Вышли девки на лужок,

Где муравка и цветок.

 

По мере того как он пьянел, он иначе произносил слово цветок: «тветок», «кветок», «хветок», дойдя до «хветок», он засыпал. Каково здоровье человека, с лишком шестидесяти лет, два раза раненного и который выносил такие завтраки?

Прежде нежели я оставлю эти казарменно-фламандские картины а 1а Вуверман – Калло и эти тюремные сплетни, похожие на воспоминания всех в неволе заключенных, – скажу еще несколько слов об офицерах.

Большая часть между ними были довольно добрые люди, вовсе не шпионы, а люди, случайно занесенные в жандармский дивизион. Молодые дворяне, мало или ничему не учившиеся, без состояния, не зная, куда приклонить главы, они были жандармами потому, что не нашли другого дела. Должность свою они исполняли со всею военной точностью, но я не замечал тени усердия – исключая, впрочем, адъютанта, – но зато он и был адъютантом.

Когда офицеры ознакомились со мной, они делали все маленькие льготы и облегчения, которые от них зависели, жаловаться на них было бы грешно.

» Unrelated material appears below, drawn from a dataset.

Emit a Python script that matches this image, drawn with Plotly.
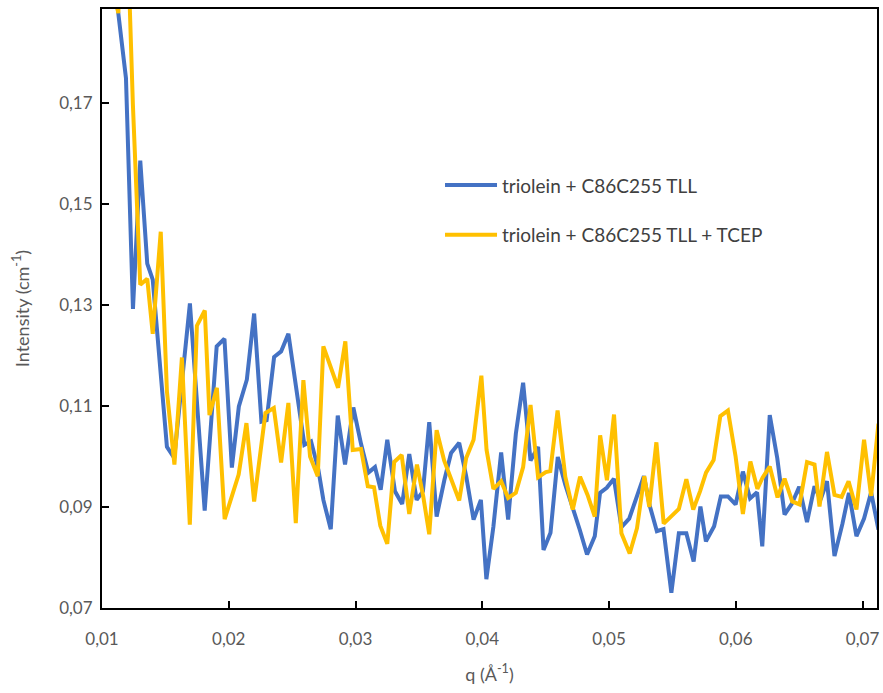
import plotly.graph_objects as go

# ---- data ----
q_blue = [0.010709, 0.011284, 0.011891, 0.012443, 0.013018, 0.013570, 0.014003, 0.015122, 0.015697,
          0.016935, 0.018101, 0.019047, 0.019661, 0.020244, 0.020796, 0.021426, 0.022002, 0.022577,
          0.022987, 0.023578, 0.024129, 0.024704, 0.025311, 0.025966, 0.026493, 0.027069, 0.027463,
          0.028046, 0.028598, 0.029173, 0.029827, 0.030434, 0.031009, 0.031537, 0.031986, 0.032506,
          0.033113, 0.033680, 0.034240, 0.034823, 0.035319, 0.035816, 0.036399, 0.037014, 0.037541,
          0.038180, 0.038731, 0.039314, 0.039890, 0.040323, 0.040875, 0.041489, 0.042041, 0.042648,
          0.043223, 0.043806, 0.044405, 0.044831, 0.045382, 0.045957, 0.046548, 0.047139, 0.047691,
          0.048266, 0.048873, 0.049291, 0.049819, 0.050386, 0.050977, 0.051592, 0.052159, 0.052750,
          0.053207, 0.053775, 0.054295, 0.054917, 0.055508, 0.056099, 0.056675, 0.057210, 0.057644,
          0.058290, 0.058818, 0.059378, 0.059984, 0.060560, 0.061127, 0.061679, 0.062088, 0.062679,
          0.063270, 0.063846, 0.064413, 0.065004, 0.065619, 0.066210, 0.066683, 0.067195, 0.067786,
          0.068416, 0.068928, 0.069519, 0.070118, 0.070678, 0.071253]
i_blue = [0.2000, 0.1875, 0.1749, 0.1292, 0.1586, 0.1382, 0.1350, 0.1019, 0.0997,
          0.1303, 0.0893, 0.1218, 0.1233, 0.0978, 0.1099, 0.1152, 0.1283, 0.1069,
          0.1072, 0.1197, 0.1208, 0.1243, 0.1132, 0.1023, 0.1030, 0.0974, 0.0914,
          0.0856, 0.1081, 0.0984, 0.1097, 0.1025, 0.0968, 0.0979, 0.0934, 0.1033,
          0.0931, 0.0906, 0.1005, 0.0914, 0.0931, 0.1068, 0.0881, 0.0954, 0.1007,
          0.1027, 0.0961, 0.0875, 0.0914, 0.0757, 0.0861, 0.1008, 0.0875, 0.1045,
          0.1146, 0.0992, 0.1019, 0.0815, 0.0849, 0.0999, 0.0944, 0.0899, 0.0855,
          0.0806, 0.0842, 0.0928, 0.0938, 0.0956, 0.0860, 0.0877, 0.0916, 0.0961,
          0.0903, 0.0852, 0.0856, 0.0730, 0.0848, 0.0848, 0.0792, 0.0901, 0.0832,
          0.0862, 0.0921, 0.0921, 0.0905, 0.0970, 0.0917, 0.0929, 0.0822, 0.1082,
          0.0997, 0.0885, 0.0906, 0.0940, 0.0870, 0.0941, 0.0914, 0.0951, 0.0803,
          0.0867, 0.0928, 0.0842, 0.0877, 0.0929, 0.0855]

q_yellow = [0.010709, 0.011284, 0.011860, 0.012435, 0.013018, 0.013570, 0.014003, 0.014634, 0.015122,
            0.015713, 0.016304, 0.016927, 0.017486, 0.018109, 0.018479, 0.019062, 0.019677, 0.020229,
            0.020780, 0.021395, 0.022002, 0.022892, 0.023554, 0.024129, 0.024704, 0.025288, 0.025887,
            0.026414, 0.027021, 0.027463, 0.028046, 0.028621, 0.029196, 0.029779, 0.030434, 0.030969,
            0.031458, 0.031955, 0.032506, 0.033050, 0.033641, 0.034240, 0.034847, 0.035343, 0.035816,
            0.036399, 0.036990, 0.037581, 0.038180, 0.038731, 0.039314, 0.039929, 0.040339, 0.040875,
            0.041489, 0.042041, 0.042648, 0.043223, 0.043806, 0.044405, 0.045012, 0.045366, 0.045942,
            0.046548, 0.047139, 0.047715, 0.048306, 0.048873, 0.049299, 0.049835, 0.050394, 0.050977,
            0.051631, 0.052206, 0.052782, 0.053176, 0.053735, 0.054311, 0.054917, 0.055508, 0.056099,
            0.056643, 0.057179, 0.057652, 0.058251, 0.058779, 0.059378, 0.059984, 0.060560, 0.061150,
            0.061702, 0.062112, 0.062679, 0.063294, 0.063846, 0.064452, 0.065028, 0.065619, 0.066210,
            0.066604, 0.067195, 0.067786, 0.068353, 0.068897, 0.069519, 0.070118, 0.070678, 0.071253]
i_yellow = [0.1950, 0.1878, 0.2150, 0.1698, 0.1340, 0.1352, 0.1243, 0.1445, 0.1129,
            0.0984, 0.1196, 0.0865, 0.1259, 0.1289, 0.1082, 0.1136, 0.0876, 0.0920,
            0.0964, 0.1066, 0.0911, 0.1086, 0.1096, 0.0988, 0.1106, 0.0868, 0.1151,
            0.1000, 0.0961, 0.1218, 0.1175, 0.1136, 0.1228, 0.1013, 0.1015, 0.0941,
            0.0939, 0.0863, 0.0827, 0.0989, 0.1003, 0.0886, 0.0984, 0.0921, 0.0846,
            0.1052, 0.0992, 0.0952, 0.0913, 0.0997, 0.1033, 0.1160, 0.1013, 0.0936,
            0.0951, 0.0918, 0.0928, 0.0979, 0.1102, 0.0959, 0.0969, 0.0971, 0.1091,
            0.0960, 0.0895, 0.0960, 0.0924, 0.0881, 0.1042, 0.0953, 0.1083, 0.0848,
            0.0808, 0.0858, 0.0961, 0.0900, 0.1028, 0.0867, 0.0882, 0.0896, 0.0955,
            0.0895, 0.0931, 0.0968, 0.0993, 0.1080, 0.1091, 0.1000, 0.0886, 0.0990,
            0.0936, 0.0958, 0.0980, 0.0919, 0.0956, 0.0911, 0.0905, 0.0989, 0.0984,
            0.0901, 0.1009, 0.0924, 0.0920, 0.0951, 0.0895, 0.1033, 0.0922, 0.1065]

series_names = ["triolein + C86C255 TLL", "triolein + C86C255 TLL + TCEP"]
series_colors = ["#4472C4", "#FFC000"]
x_ticks = [0.01, 0.02, 0.03, 0.04, 0.05, 0.06, 0.07]
y_ticks = [0.07, 0.09, 0.11, 0.13, 0.15, 0.17]

FONT = "Lato, 'Open Sans', sans-serif"
GREY = "#595959"

fig = go.Figure()
for qs, vals, name, col in [(q_blue, i_blue, series_names[0], series_colors[0]),
                            (q_yellow, i_yellow, series_names[1], series_colors[1])]:
    fig.add_trace(go.Scatter(x=qs, y=vals, mode="lines", name=name,
                             line=dict(color=col, width=4), showlegend=False))

# manual legend (line sample + text) placed as in the reference
leg_y = [0.706, 0.623]
for k in range(2):
    fig.add_shape(type="line", xref="paper", yref="paper",
                  x0=0.4426, x1=0.5097, y0=leg_y[k], y1=leg_y[k],
                  line=dict(color=series_colors[k], width=4))
    fig.add_annotation(xref="paper", yref="paper", x=0.513, y=leg_y[k],
                       text=series_names[k], showarrow=False, xanchor="left", yanchor="middle",
                       font=dict(family=FONT, size=19, color="#404040"))

axis_common = dict(showline=True, linecolor="black", linewidth=2, mirror=True,
                   ticks="inside", ticklen=7, tickwidth=2, tickcolor="black",
                   showgrid=False, zeroline=False, tickformat=".2f", automargin=False,
                   tickfont=dict(family=FONT, size=17, color=GREY))

fig.update_xaxes(range=[0.01, 0.07114], tickvals=x_ticks, ticklabelstandoff=15,
                 title=dict(text="q (Å<sup>-1</sup>)", font=dict(family=FONT, size=18, color=GREY),
                            standoff=20),
                 **axis_common)
fig.update_yaxes(range=[0.07, 0.1886], tickvals=y_ticks, ticklabelstandoff=4,
                 title=dict(text="Intensity (cm<sup>-1</sup>)", font=dict(family=FONT, size=18, color=GREY),
                            standoff=25),
                 **axis_common)

fig.update_layout(width=883, height=693, separators=", ",
                  margin=dict(l=102, r=6, t=9, b=85),
                  plot_bgcolor="white", paper_bgcolor="white",
                  font=dict(family=FONT, color=GREY))

# remove the default 8 px page margin so the figure fills the 883x693 window exactly
fig.write_html("out.html", config={"displayModeBar": False},
               post_script="document.body.style.margin='0px';")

Один молодой офицер рассказывал мне, что в 1831 году он был командирован отыскать и захватить одного польского помещика, скрывавшегося в соседстве своего имения. Его обвиняли в сношениях с эмиссарами. Офицер отправился, по собранным сведениям он узнал место, где укрывался помещик, явился туда с командой, оцепил дом и взошел в него с двумя жандармами. Дом был пустой – походили они по комнатам, пошныряли, нигде никого, а между прочим, некоторые безделицы явно показывали, что в доме недавно были жильцы. Оставя жандармов внизу, молодой человек второй раз пошел на чердак; осматривая внимательно, он увидел небольшую дверь, которая вела к чулану или к какой-нибудь каморке; дверь была заперта изнутри, он толкнул ее ногой, она отворилась – и высокая женщина, красивая собой, стояла перед ней; она молча указывала ему на мужчину, державшего в своих руках девочку лет двенадцати, почти без памяти. Это был он и его семья. Офицер смутился. Высокая женщина заметила это и спросила его:

– И вы будете иметь жестокость погубить их?

Офицер извинялся, говоря обычные пошлости о беспрекословном повиновении, о долге – и, наконец, в отчаянии, видя, что его слова нисколько не действуют, кончил свою речь вопросом:

– Что же мне делать?

Женщина гордо посмотрела на него и сказала, указывая рукой на дверь:

– Идти вниз и сказать, что здесь никого нет.

– Ей-богу, не знаю, – говорил офицер, – как это случилось и что со мной было, но я сошел с чердака и велел унтеру собрать команду. Через два часа мы его усердно искали в другом поместье, пока он пробирался за границу. Ну, женщина! Признаюсь!

…Ничего в мире не может быть ограниченнее и бесчеловечнее, как оптовые осуждения целых сословий – по надписи, по нравственному каталогу, по главному характеру цеха. Названия – страшная вещь. Ж.-П. Рихтер говорит с чрезвычайной верностью: если дитя солжет, испугайте его дурным действием, скажите, что он солгал, но не говорите, что он лгун. Вы разрушаете его нравственное доверие к себе, определяя его как лгуна. «Это – убийца», – говорят нам, и нам тотчас кажется спрятанный кинжал, зверское выражение, черные замыслы, точно будто убивать постоянное занятие, ремесло человека, которому случилось раз в жизни кого-нибудь убить. Нельзя быть шпионом, торгашом чужого разврата и честным человеком, но можно быть жандармским офицером, – не утратив всего человеческого достоинства, так как сплошь да рядом можно найти женственность, нежное сердце и даже благородство в несчастных жертвах «общественной невоздержности».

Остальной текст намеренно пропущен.